To measure metrics/events for CUDA programs, I have tried using the command line like:

nvprof --metrics <<metric_name>>

I also measured the same metrics on the Visual profiler nvvp. I noticed no difference in the values I get.

I noticed a difference in output when I choose a metric like achieved_occupancy. But this varies with every execution and that's probably why I get different results each time I run it, irrespective of whether I am using nvvp or nvprof.

The question:

I was under the impression that nvvp and nvprof are exactly the same, and that nvvp is simply a GUI built on top of nvprof for ease of use. However I have been given this advice:

Always use the visual profiler. Never use the command line.

Also, this question says:

I do not want to use the command line profiler as I need the global load/store efficiency, replay and DRAM utilization, which are much more visible in the visual profiler.

Apart from 'dynamic' metrics like achieved_occupancy, I never noticed any differences in results. So, is this advice valid? Is there some sort of deficiency in the way nvprof works? I would like to know the advantages of using the visual profiler over the command line form, if there are any.

More specifically, are there metrics for which nvprof gives wrong results?


My question is not the same as this or this because these are asking about the difference between nvvp and Nsight.


1 Answers


I'm not sure why someone would give you the advice:

Never use the command line.

assuming by "command line" you do in fact mean nvprof. That's not sensible.
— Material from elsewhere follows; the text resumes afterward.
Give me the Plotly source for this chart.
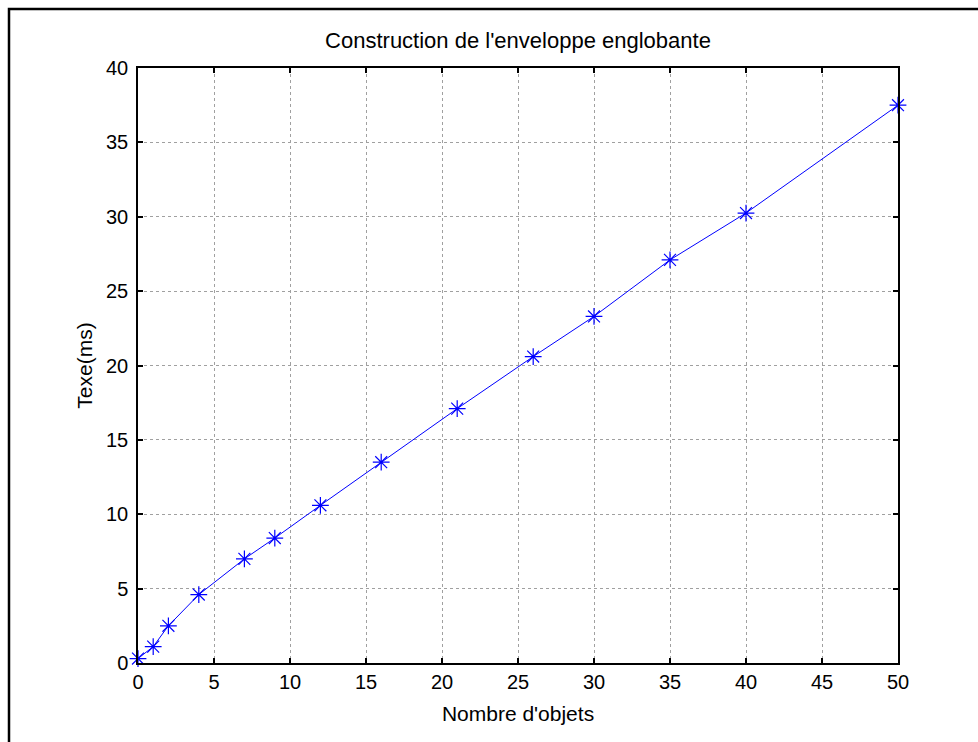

There are situations where it makes sense to use nvprof. (Note that if you actually meant the command line profiler, then that advice might be somewhat sensible, although still a matter of preference. It is separate from nvprof so has a separate learning curve. I personally would use nvprof instead of the command line profiler.)

nvvp uses nvprof under the hood, in order to do all of its measurement work. However nvvp may combined measured metrics in various interesting ways, e.g. to facilitate guided analysis.

nvprof should not give you "wrong results", and if it did for some reason, then nvvp should be equally susceptible to such errors.

Use of nvvp vs. nvprof may be simply a matter of taste or preference.

Many folks will like the convenenience of the GUI. And the nvvp GUI offers a "Guided Analysis" mode which nvprof does not. I'm sure there could be created an exhaustive list of other differences if you go through the documentation. But whatever nvvp does, it does it using nvprof. It doesn't have an alternate method to query the device for profiler data -- it uses nvprof.

I would use nvprof when it's inconvenient to use nvvp, perhaps when I am running on a compute cluster node where it's difficult or impossible to launch nvvp. You might also use it if you are doing targetted profiling (measuring a single metric, e.g. shared_replay_overhead - nvprofis certainly quicker than firing up the GUI and running a session), or if you are collecting metrics for tabular generation over a large series of runs.

In most other cases, I personally would use nvvp. The timeline feature itself is hugely more convenient than trying to assemble a sequence in your head from the output of nvprof --print-gpu-trace ... which is essentially the same info as the timeline.